Modern-day plastic bottles, alongside Heineken beer and 7-Up drinks cans have been found on a 1758 shipwreck in Portsmouth Harbour.

The rubbish has settled on the ship, called HMS Invincible, because wrecks act like “accumulation points” for waste, Kevin Stratford from the Marine Archaeology Sea Trust told the BBC.

The Trust said divers had found a “surprisingly large quantity” of the stuff, which could potentially impact marine life, it said. Some of it was decades old.

The ship capsized between Langstone Harbour and the Isle of Wight after its rudder jammed.
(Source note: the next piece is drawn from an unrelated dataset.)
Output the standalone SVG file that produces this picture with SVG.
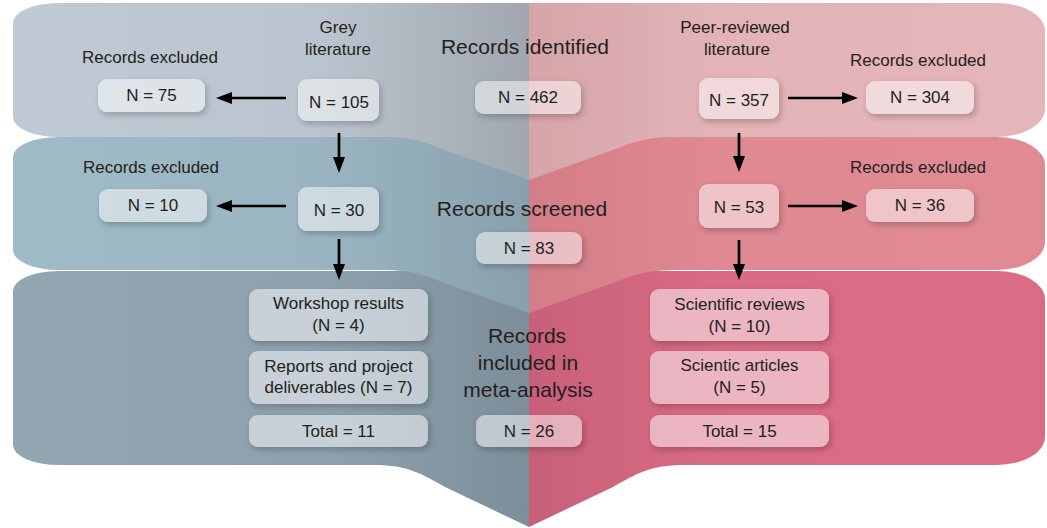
<svg xmlns="http://www.w3.org/2000/svg" width="1047" height="528" viewBox="0 0 1047 528">
<style>
.t{font-family:"Liberation Sans",Arial,sans-serif;font-size:17px;fill:#231f20;text-anchor:middle}
.h{font-family:"Liberation Sans",Arial,sans-serif;font-size:21px;fill:#231f20;text-anchor:middle}
.box{fill:#ffffff;fill-opacity:0.5;filter:url(#sh)}
.arr{stroke:#000;stroke-width:2.7;fill:none;marker-end:url(#ah)}
</style>
<defs>
<linearGradient id="g1" gradientUnits="userSpaceOnUse" x1="13" y1="0" x2="1045" y2="0">
<stop offset="0" stop-color="#c0cad4"/><stop offset="0.3" stop-color="#bbc4ce"/><stop offset="0.5" stop-color="#a0a7b1"/>
<stop offset="0.5" stop-color="#d5a5a8"/><stop offset="0.68" stop-color="#e2b3b7"/><stop offset="1" stop-color="#e4b5b9"/>
</linearGradient>
<linearGradient id="g2" gradientUnits="userSpaceOnUse" x1="13" y1="0" x2="1045" y2="0">
<stop offset="0" stop-color="#9fbbc7"/><stop offset="0.3" stop-color="#9ab5c1"/><stop offset="0.5" stop-color="#88a0ac"/>
<stop offset="0.5" stop-color="#d37d87"/><stop offset="0.68" stop-color="#df8992"/><stop offset="1" stop-color="#e08b94"/>
</linearGradient>
<linearGradient id="g3" gradientUnits="userSpaceOnUse" x1="13" y1="0" x2="1045" y2="0">
<stop offset="0" stop-color="#92a6b2"/><stop offset="0.3" stop-color="#8ea2ae"/><stop offset="0.5" stop-color="#7c8e99"/>
<stop offset="0.5" stop-color="#c86079"/><stop offset="0.68" stop-color="#d96b84"/><stop offset="1" stop-color="#db6c85"/>
</linearGradient>
<filter id="sh" x="-15%" y="-30%" width="135%" height="180%">
<feComponentTransfer in="SourceAlpha" result="m"><feFuncA type="linear" slope="20"/></feComponentTransfer>
<feGaussianBlur in="m" stdDeviation="3" result="bl"/>
<feOffset in="bl" dx="2" dy="3" result="of"/>
<feComponentTransfer in="of" result="of2"><feFuncA type="linear" slope="0.22"/></feComponentTransfer>
<feComposite in="of2" in2="m" operator="out" result="s"/>
<feMerge><feMergeNode in="s"/><feMergeNode in="SourceGraphic"/></feMerge>
</filter>
<marker id="ah" markerUnits="userSpaceOnUse" markerWidth="16" markerHeight="12" refX="6" refY="6" orient="auto">
<path d="M0,0 L16,6 L0,12 Z" fill="#000"/>
</marker>
</defs>

<g id="bands">
<path id="band3" fill="url(#g3)" d="M59,271 L997,271 A48,28 0 0 1 1045,299 L1045,437 A48,28 0 0 1 997,465 L684,465 C650,465 636,474 613,487 L529,527 L445,487 C422,474 408,465 374,465 L59,465 A46,20 0 0 1 13,445 L13,291 A46,20 0 0 1 59,271 Z"/>
<path id="band2" fill="url(#g2)" d="M59,137 L997,137 A48,28 0 0 1 1045,165 L1045,242 A48,28 0 0 1 997,270 L673,270 C648,270 633,275 613,283 L529,313 L445,283 C425,275 410,270 385,270 L59,270 A46,20 0 0 1 13,250 L13,157 A46,20 0 0 1 59,137 Z"/>
<path id="band1" fill="url(#g1)" d="M59,3 L997,3 A48,28 0 0 1 1045,31 L1045,109 A48,28 0 0 1 997,137 L673,137 C648,137 633,142 613,150 L529,180 L445,150 C425,142 410,137 385,137 L59,137 A46,20 0 0 1 13,117 L13,23 A46,20 0 0 1 59,3 Z"/>
</g>

<g id="labels">
<text class="h" x="525" y="54">Records identified</text>
<text class="h" x="522" y="216">Records screened</text>
<text class="h" x="527" y="343">Records</text>
<text class="h" x="528" y="370">included in</text>
<text class="h" x="528" y="397">meta-analysis</text>
<text class="t" x="338" y="33">Grey</text>
<text class="t" x="338" y="55">literature</text>
<text class="t" x="735" y="33">Peer-reviewed</text>
<text class="t" x="737" y="55">literature</text>
<text class="t" x="150" y="62.5">Records excluded</text>
<text class="t" x="151" y="172.5">Records excluded</text>
<text class="t" x="918" y="65.5">Records excluded</text>
<text class="t" x="918" y="172.5">Records excluded</text>
</g>

<g id="connectors">
<path class="arr" d="M286,98 L226,98"/>
<path class="arr" d="M286,206 L226,206"/>
<path class="arr" d="M339,133 L339,163"/>
<path class="arr" d="M339,239 L339,270"/>
<path class="arr" d="M788,98 L848,98"/>
<path class="arr" d="M788,206 L848,206"/>
<path class="arr" d="M739,133 L739,162"/>
<path class="arr" d="M739,240 L739,270"/>
</g>

<g id="n75"><rect class="box" x="98" y="79" width="107" height="33" rx="9"/><text class="t" x="151.5" y="101">N = 75</text></g>
<g id="n105"><rect class="box" x="298" y="79" width="81" height="42" rx="9"/><text class="t" x="339" y="108">N = 105</text></g>
<g id="n462"><rect class="box" x="475" y="81" width="106" height="33" rx="9"/><text class="t" x="528" y="103">N = 462</text></g>
<g id="n357"><rect class="box" x="699" y="78" width="80" height="41" rx="9"/><text class="t" x="739" y="106">N = 357</text></g>
<g id="n304"><rect class="box" x="866" y="81" width="108" height="33" rx="9"/><text class="t" x="920" y="103">N = 304</text></g>
<g id="n10"><rect class="box" x="99" y="189" width="108" height="33" rx="9"/><text class="t" x="153" y="211">N = 10</text></g>
<g id="n30"><rect class="box" x="298" y="187" width="81" height="44" rx="9"/><text class="t" x="339" y="216">N = 30</text></g>
<g id="n83"><rect class="box" x="476" y="232" width="106" height="32" rx="9"/><text class="t" x="529" y="254">N = 83</text></g>
<g id="n53"><rect class="box" x="699" y="184" width="80" height="44" rx="9"/><text class="t" x="739" y="213">N = 53</text></g>
<g id="n36"><rect class="box" x="866" y="189" width="108" height="33" rx="9"/><text class="t" x="920" y="211">N = 36</text></g>
<g id="workshop"><rect class="box" x="249" y="289" width="179" height="52" rx="9"/><text class="t" x="338.5" y="309">Workshop results</text><text class="t" x="338.5" y="331">(N = 4)</text></g>
<g id="reports"><rect class="box" x="249" y="351" width="179" height="53" rx="9"/><text class="t" x="338.5" y="372">Reports and project</text><text class="t" x="338.5" y="393">deliverables (N = 7)</text></g>
<g id="total11"><rect class="box" x="249" y="415" width="179" height="32" rx="9"/><text class="t" x="338.5" y="437">Total = 11</text></g>
<g id="n26"><rect class="box" x="476" y="415" width="106" height="32" rx="9"/><text class="t" x="529" y="437">N = 26</text></g>
<g id="scireviews"><rect class="box" x="650" y="289" width="179" height="52" rx="9"/><text class="t" x="739.5" y="310">Scientific reviews</text><text class="t" x="739.5" y="332">(N = 10)</text></g>
<g id="sciarticles"><rect class="box" x="650" y="351" width="179" height="53" rx="9"/><text class="t" x="739.5" y="371">Scientic articles</text><text class="t" x="739.5" y="393">(N = 5)</text></g>
<g id="total15"><rect class="box" x="650" y="415" width="179" height="32" rx="9"/><text class="t" x="739.5" y="437">Total = 15</text></g>
</svg>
Marine Archaeology Sea Trust - MIKE PITTS
MIKE PITTS

Stratford told the BBC of the waste : “It gets in the way of the archaeology but is also highlighting the potential for this and other shipwrecks to act as collection points for rubbish.

“The material slowly breaks down in the wrecks and likely pollutes much of the marine life inhabiting them. The diving community has long been involved in cleaning up our oceans as we are the people who get to see the high level of pollutants first hand.”

Earlier this month, a team of coastguards on Brean Beach in Burnham, Somerset found an almost pristine 47-year-old Fairy Liquid bottle that had been washed onto the beach during a storm, highlighting just how long our plastic waste sticks around in the oceans.